If Oregonians want to address the growing gap between rich and poor, it would seem we have two options: Reduce the income of those making the most or raise the income of those making the least.
There are those who will categorically oppose either method.
Raising taxes, or even simply closing some of the many tax loopholes benefitting those in the upper income brackets, is described by opponents as a job killer and anti-democratic. Those making high wages need the full financial support of the state or they will take themselves, and their business, to a state or country more conducive to the unimpeded stockpiling of wealth by the individual.
Raising the minimum wage is also described as a job killer and anti-democratic: Those making high profits via the employment of large numbers of minimum-wage workers need the full financial support of the state or they will take themselves, and their business, to a state or country more conducive to the unimpeded stockpiling of wealth by the corporation.
The solution, it is represented, comes not from government interference but from the “free enterprise system” which, we are told, would ensure a level playing field if only the government would stop telling business people and corporate leaders what to do.
It’s hard to imagine a situation in which the role of government is strictly limited and the corporation is given a free hand in dealing with the wage worker, but we don’t need to rely on imagination:
Roll back the years and you will find just that sort of situation following construction of the first intercontinental railroad, which opened Idaho, Montana, Washington and Oregon to large-scale extraction industries. Wheat, mining, logging and construction all needed “human machines.”
In those years, much of the labor in the Pacific Northwest was migratory: Huge crews were needed for a relatively short period of time each year to harvest wheat on the Columbia Plateau in the fall, in the mining and logging industries during spring and summer, and on railroad construction crews.
This huge, migratory workforce had little community and could not vote.
Work conditions in many industries were so poor — horrific working conditions, dangerous mining conditions, low wages — that in 1892, mine owners and workers engaged in an all-out war — the workers were winning, since they had all the dynamite — until U.S. troops were called in and martial law was declared.
Violent confrontations occurred again in 1899, conditions only improved with federal intervention during WWI.
“Free enterprise” with no government regulation was problematic, it seems.
Raising the minimum wage seems like a better alternative.
Polls show that most Oregonians support raising the minimum wage — although most believe $15 an hour is too high — giving state legislators room for compromise.
Basing policies on what should happen in an ideal world instead of reality is a bad idea.
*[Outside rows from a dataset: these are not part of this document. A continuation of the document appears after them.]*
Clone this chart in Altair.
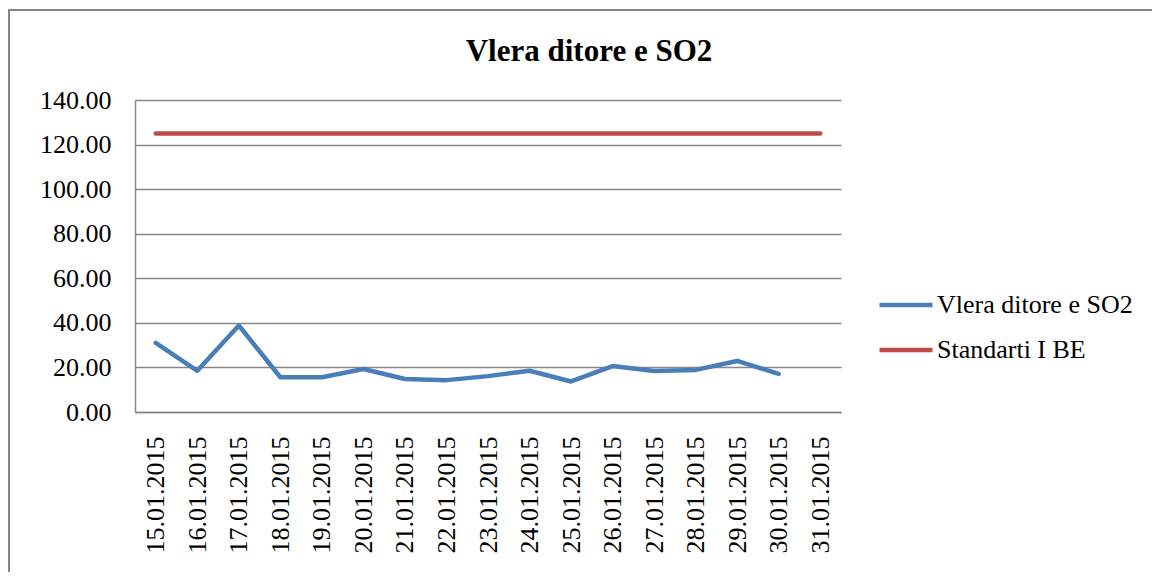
import altair as alt
import pandas as pd

dates = ["15.01.2015", "16.01.2015", "17.01.2015", "18.01.2015", "19.01.2015",
         "20.01.2015", "21.01.2015", "22.01.2015", "23.01.2015", "24.01.2015",
         "25.01.2015", "26.01.2015", "27.01.2015", "28.01.2015", "29.01.2015",
         "30.01.2015", "31.01.2015"]
so2 = [31.0, 18.5, 38.8, 15.6, 15.6, 19.3, 14.8, 14.3, 16.1, 18.5,
       13.7, 20.6, 18.4, 18.9, 22.9, 17.1, None]
standard = [125, 125, 125, 125, 125, 125, 125, 125, 125, 125,
            125, 125, 125, 125, 125, 125, 125]
series_names = ["Vlera ditore e SO2", "Standarti I BE"]
series_colors = ["#4a7ebb", "#be4b48"]
y_ticks = [0, 20, 40, 60, 80, 100, 120, 140]

rows = []
for d, v in zip(dates, so2):
    if v is not None:
        rows.append({"date": d, "value": v, "series": series_names[0]})
for d, v in zip(dates, standard):
    rows.append({"date": d, "value": v, "series": series_names[1]})
df = pd.DataFrame(rows)

FONT = "Liberation Serif"
GRAY = "#868686"

border = alt.Chart(pd.DataFrame({"k": [0]})).mark_rect(
    filled=False, stroke=GRAY, strokeWidth=2
).encode(
    x=alt.value(-126), x2=alt.value(1100), y=alt.value(-90), y2=alt.value(600)
)

lines = alt.Chart(df).mark_line(
    strokeWidth=4.5, strokeCap="round", strokeJoin="round"
).encode(
    x=alt.X("date:N", sort=dates, scale=alt.Scale(type="point", padding=0.5),
            axis=alt.Axis(title=None, labelAngle=270, labelFont=FONT, labelFontSize=26,
                          labelColor="black", labelPadding=24, ticks=False,
                          domainColor=GRAY, domainWidth=1.5, grid=False)),
    y=alt.Y("value:Q", scale=alt.Scale(domain=[0, 140], nice=False),
            axis=alt.Axis(title=None, values=y_ticks, format=".2f", labelFont=FONT,
                          labelFontSize=26, labelColor="black", labelPadding=24,
                          ticks=False, domainColor=GRAY, domainWidth=1.5,
                          gridColor=GRAY, gridWidth=1.5)),
    color=alt.Color("series:N", scale=alt.Scale(domain=series_names, range=series_colors),
                    legend=alt.Legend(title=None, orient="none", legendX=742, legendY=176,
                                      symbolType="stroke", symbolSize=2809,
                                      symbolStrokeWidth=4.5, labelFont=FONT,
                                      labelFontSize=26, labelColor="black",
                                      labelOffset=2, labelLimit=400, padding=0,
                                      rowPadding=3)),
)

chart = alt.layer(border, lines).properties(
    width=706,
    height=312,
    title=alt.TitleParams("Vlera ditore e SO2", font=FONT, fontSize=31, fontWeight="bold",
                          color="black", anchor="middle", frame="group", dx=101,
                          baseline="alphabetic", offset=0, dy=83),
    padding={"left": 127, "top": 92, "right": 311, "bottom": 160},
    autosize="none",
).configure_view(stroke=None)

chart.save("out.html", embed_options={"renderer": "svg", "actions": False})
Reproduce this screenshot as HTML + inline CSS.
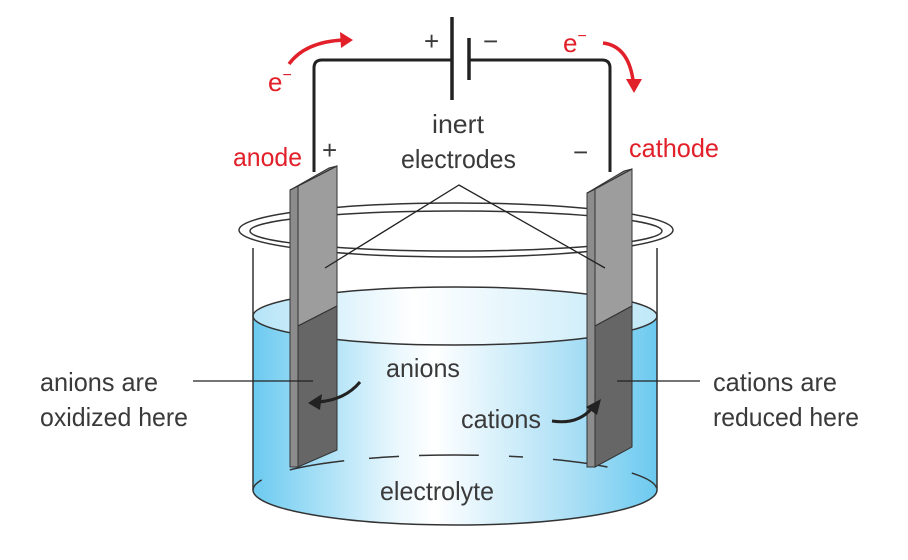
<!DOCTYPE html>
<html><head><meta charset="utf-8"><style>
html,body{margin:0;padding:0;background:#fff}
svg{display:block}
text{font-family:"Liberation Sans",sans-serif;font-size:26px;fill:#3a3a3a}
.r{fill:#e2202a}
</style></head><body>
<svg width="908" height="560" viewBox="0 0 908 560">
<defs>
<linearGradient id="lq" x1="0" x2="1" y1="0" y2="0">
<stop offset="0" stop-color="#6ccaf0"/><stop offset="0.35" stop-color="#e8f7fd"/><stop offset="0.45" stop-color="#ffffff"/><stop offset="0.8" stop-color="#a8def5"/><stop offset="1" stop-color="#6ccaf0"/>
</linearGradient>
<linearGradient id="lq2" x1="0" x2="1">
<stop offset="0" stop-color="#b5e4f7"/><stop offset="0.4" stop-color="#ffffff"/><stop offset="1" stop-color="#bfe8f8"/>
</linearGradient>
</defs>
<path d="M253 316 L253 490 A202 35 0 0 0 657 490 L657 316 Z" fill="url(#lq)"/>
<ellipse cx="455" cy="316" rx="202" ry="29" fill="url(#lq2)"/>
<ellipse cx="455" cy="316" rx="202" ry="29" fill="none" stroke="#333" stroke-width="1.5"/>
<path d="M253 248 L253 490 A202 35 0 0 0 657 490 L657 248" fill="none" stroke="#333" stroke-width="1.5"/>
<path d="M253 490 A202 35 0 0 1 657 490" fill="none" stroke="#333" stroke-width="1.5" stroke-dasharray="14 30 55 25 30 20 60 30"/>
<ellipse cx="456" cy="230" rx="217" ry="27" fill="none" stroke="#333" stroke-width="1.5"/>
<ellipse cx="456" cy="231" rx="206" ry="20" fill="none" stroke="#333" stroke-width="1.5"/>
<path d="M314 172 L314 68 Q314 60 322 60 L452 60 M470 60 L602 60 Q610 60 610 68 L610 172" fill="none" stroke="#222" stroke-width="3"/>
<line x1="452" y1="17" x2="452" y2="100" stroke="#222" stroke-width="3.5"/>
<line x1="469" y1="38" x2="469" y2="80" stroke="#222" stroke-width="3.5"/>
<g stroke="#333" stroke-width="1">
<polygon points="290,190 298,186 298,467 290,467" fill="#8c8c8c"/>
<polygon points="298,186 337,166 337,306 298,326" fill="#9d9d9d"/>
<polygon points="298,326 337,306 337,450 298,467" fill="#666"/>
<polygon points="290,190 329,168 337,166 298,186" fill="#777"/>
<polygon points="587,193 595,189 595,467 587,467" fill="#8c8c8c"/>
<polygon points="595,189 632,169 632,306 595,326" fill="#9d9d9d"/>
<polygon points="595,326 632,306 632,447 595,467" fill="#666"/>
<polygon points="587,193 624,171 632,169 595,189" fill="#777"/>
</g>
<path d="M325 268 L459 185 L605 268" fill="none" stroke="#222" stroke-width="1.3"/>
<line x1="193" y1="381" x2="313" y2="381" stroke="#222" stroke-width="1.3"/>
<line x1="617" y1="381" x2="700" y2="381" stroke="#222" stroke-width="1.3"/>
<path d="M360 382 Q345 400 318 402" fill="none" stroke="#222" stroke-width="3"/>
<polygon points="308,403 322,394 320,410" fill="#222"/>
<path d="M552 421 Q578 425 592 408" fill="none" stroke="#222" stroke-width="3"/>
<polygon points="601,399 597,415 586,407" fill="#222"/>
<path d="M289 64 Q305 42 343 40" fill="none" stroke="#e2202a" stroke-width="3.5"/>
<polygon points="353,40 340,32 341,48" fill="#e2202a"/>
<path d="M603 43 Q628 46 633 80" fill="none" stroke="#e2202a" stroke-width="3.5"/>
<polygon points="634,93 626,79 642,79" fill="#e2202a"/>
<text x="268" y="91" class="r">e<tspan font-size="16" dy="-11">−</tspan></text>
<text x="563" y="52" class="r">e<tspan font-size="16" dy="-11">−</tspan></text>
<text x="424" y="50">+</text>
<text x="483" y="50">−</text>
<text x="233" y="166" class="r" textLength="69" lengthAdjust="spacingAndGlyphs">anode</text>
<text x="629" y="157" class="r" textLength="90" lengthAdjust="spacingAndGlyphs">cathode</text>
<text x="322" y="159">+</text>
<text x="573" y="161">−</text>
<text x="432" y="133" textLength="52" lengthAdjust="spacingAndGlyphs">inert</text>
<text x="401" y="168" textLength="115" lengthAdjust="spacingAndGlyphs">electrodes</text>
<text x="40" y="391" textLength="118" lengthAdjust="spacingAndGlyphs">anions are</text>
<text x="40" y="426" textLength="148" lengthAdjust="spacingAndGlyphs">oxidized here</text>
<text x="713" y="391" textLength="124" lengthAdjust="spacingAndGlyphs">cations are</text>
<text x="713" y="426" textLength="146" lengthAdjust="spacingAndGlyphs">reduced here</text>
<text x="386" y="377" textLength="74" lengthAdjust="spacingAndGlyphs">anions</text>
<text x="461" y="428" textLength="80" lengthAdjust="spacingAndGlyphs">cations</text>
<text x="380" y="500" textLength="114" lengthAdjust="spacingAndGlyphs">electrolyte</text>
</svg>
</body></html>
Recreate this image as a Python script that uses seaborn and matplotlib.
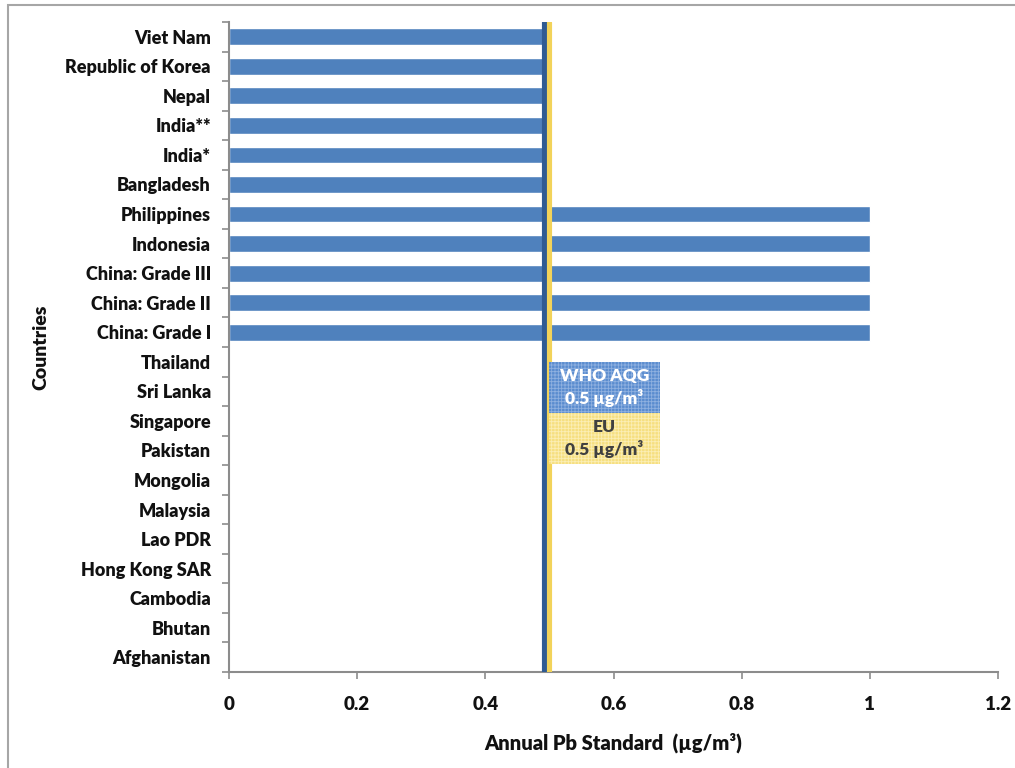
import matplotlib
matplotlib.use("Agg")
import matplotlib.pyplot as plt
import matplotlib.transforms as mtransforms
from matplotlib.patches import Rectangle
from matplotlib.ticker import FixedLocator
import numpy as np
import pandas as pd
import seaborn as sns

# Annual lead (Pb) standards by country, top to bottom
countries = [
    "Viet Nam", "Republic of Korea", "Nepal", "India**", "India*", "Bangladesh",
    "Philippines", "Indonesia", "China: Grade III", "China: Grade II", "China: Grade I",
    "Thailand", "Sri Lanka", "Singapore", "Pakistan", "Mongolia", "Malaysia",
    "Lao PDR", "Hong Kong SAR", "Cambodia", "Bhutan", "Afghanistan",
]
pb_standard = [
    0.5, 0.5, 0.5, 0.5, 0.5, 0.5,
    1.0, 1.0, 1.0, 1.0, 1.0,
    0, 0, 0, 0, 0, 0, 0, 0, 0, 0, 0,
]
who_aqg = 0.5
eu_limit = 0.5
x_ticks = [0, 0.2, 0.4, 0.6, 0.8, 1, 1.2]
x_tick_labels = ["0", "0.2", "0.4", "0.6", "0.8", "1", "1.2"]

df = pd.DataFrame({"Country": countries, "Pb": pb_standard})

WEIGHT = "heavy"

sns.set_theme(style="white")
plt.rcParams["font.family"] = ["Lato", "DejaVu Sans"]
plt.rcParams["font.weight"] = WEIGHT

fig = plt.figure(figsize=(10.15, 7.68), dpi=100)
ax = fig.add_axes([229 / 1015, 1 - 672 / 768, (998 - 229) / 1015, (672 - 22) / 768])

sns.barplot(data=df, x="Pb", y="Country", order=countries, orient="h",
            color="#4f81bd", saturation=1, width=0.57, ax=ax, zorder=2)

# Guideline lines: WHO (dark blue) beside EU (yellow), both at 0.5
shift = mtransforms.ScaledTranslation(-5 / 100, 0, fig.dpi_scale_trans)
who_line = ax.axvline(who_aqg, color="#2f5b93", lw=3.7, zorder=3)
who_line.set_transform(ax.get_xaxis_transform() + shift)
ax.axvline(eu_limit, color="#f2d35a", lw=3.7, zorder=3)

ax.set_xlim(0, 1.2)
ax.set_ylim(len(countries) - 0.5, -0.5)
ax.set_xticks(x_ticks)
ax.set_xticklabels(x_tick_labels)

# category boundaries carry the y tick marks
ax.yaxis.set_minor_locator(FixedLocator(np.arange(-0.5, len(countries), 1.0)))
ax.tick_params(axis="y", which="major", length=0, pad=13, labelsize=13, labelcolor="#111111")
ax.tick_params(axis="y", which="minor", length=5, width=1.2, color="#8c8c8c", left=True)
ax.tick_params(axis="x", which="major", length=5, width=1.2, color="#8c8c8c", bottom=True,
               pad=12, labelsize=13.5, labelcolor="#111111")
for lab in ax.get_yticklabels() + ax.get_xticklabels():
    lab.set_fontweight(WEIGHT)

for side in ("top", "right"):
    ax.spines[side].set_visible(False)
for side in ("left", "bottom"):
    ax.spines[side].set_color("#8c8c8c")
    ax.spines[side].set_linewidth(1.5)

ax.set_xlabel("Annual Pb Standard  (\u00b5g/m\u00b3)", fontsize=14.5, fontweight=WEIGHT,
              labelpad=14, color="#111111")
ax.set_ylabel("Countries", fontsize=14, fontweight=WEIGHT, color="#111111")
ax.yaxis.set_label_coords(-0.233, 0.5)

# Guideline boxes
plt.rcParams["hatch.linewidth"] = 0.6
bx0, bx1 = 0.5 / 1.2, 0.672 / 1.2
y_who = (0.3985, 0.477)
y_eu = (0.32, 0.3985)
ax.add_patch(Rectangle((bx0, y_who[0]), bx1 - bx0, y_who[1] - y_who[0], transform=ax.transAxes,
                       facecolor="#5a8ccf", edgecolor="#8fb1e0", hatch="+++++", lw=0, zorder=4))
ax.add_patch(Rectangle((bx0, y_eu[0]), bx1 - bx0, y_eu[1] - y_eu[0], transform=ax.transAxes,
                       facecolor="#f6df80", edgecolor="#fbeeb5", hatch="+++++", lw=0, zorder=4))
ax.text((bx0 + bx1) / 2, sum(y_who) / 2, "WHO AQG\n0.5 \u00b5g/m\u00b3", transform=ax.transAxes,
        ha="center", va="center", color="white", fontsize=12.5, fontweight=WEIGHT,
        linespacing=1.3, zorder=5)
ax.text((bx0 + bx1) / 2, sum(y_eu) / 2, "EU\n0.5 \u00b5g/m\u00b3", transform=ax.transAxes,
        ha="center", va="center", color="#404040", fontsize=12.5, fontweight=WEIGHT,
        linespacing=1.3, zorder=5)

# chart area outline
fig.patches.append(Rectangle((8 / 1015, -0.01), 1.02, 1 - 5 / 768 + 0.01, transform=fig.transFigure,
                             fill=False, edgecolor="#a6a6a6", lw=1.5, zorder=0))

fig.savefig("out.png", dpi=100)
Especially when government is making decisions about how private industry ought to do business without taking time to thoroughly study the potential harms.
Such is the case with movement in the Oregon Legislature to bump up the state’s minimum wage to as high as $15 per hour, which seems to be the most popular option. In the name of social justice, Democrats are pushing in this direction, seemingly without regard for the actual economic situation facing many small businesses.
In rural Oregon, store owners and many companies are struggling to get back on their feet after the Great Recession. And farmers and ranchers are already pinched by the growing cost of complying with state and federal mandates.
How about small stores that give teens the opportunity to learn customer service skills while they earn minimum wage? Would having to pay someone with no job experience $15 per hour outweigh the benefits?
Marie Bowers Stagg, a fifth generation farmer in Linn and Lane counties, calculated the fiscal impact of raising the minimum wage further – Oregon already has the second highest in the nation – and provided Legislators with these statistics:
Her current cost on a per acre basis for seven employees is now $9.07 and would rise to $13.65 with a $15 per hour wage.
That means, said Stagg, her farm would need to produce at least 75,000 more pounds of ryegrass each year to stay profitable. She said yield is dictated by many factors that might not make that possible.
If the Legislature went ahead with plans to raise the minimum wage, she said the farm’s seasonal workforce would likely be hired from outside the country because that would be more cost effective.
Small enterprises not in agriculture will not have an alternative to the added wage costs, so many will end up reducing the workforce to meet the added expense.
That should be a big concern to the Legislature when more than 97 percent of Oregon employers are small businesses and the state has the second highest unemployment rate in the U.S.
Activists say a $15 minimum wage would put more than $1,000 a month in a full-time worker’s pocket. However, a recent analysis by Oregon’s nonpartisan Legislative Revenue Office suggests the figure for a single parent might actually be $49 per month once lost food stamps and tax refunds are factored in.
And what about employees who now make more than $15 per hour because they have a higher skill set? Won’t businesses also have to increase their earnings to make the added responsibility worthwhile?
Shouldn’t all these factors be thoroughly studied before government leaders do something that might actually end up costing people jobs?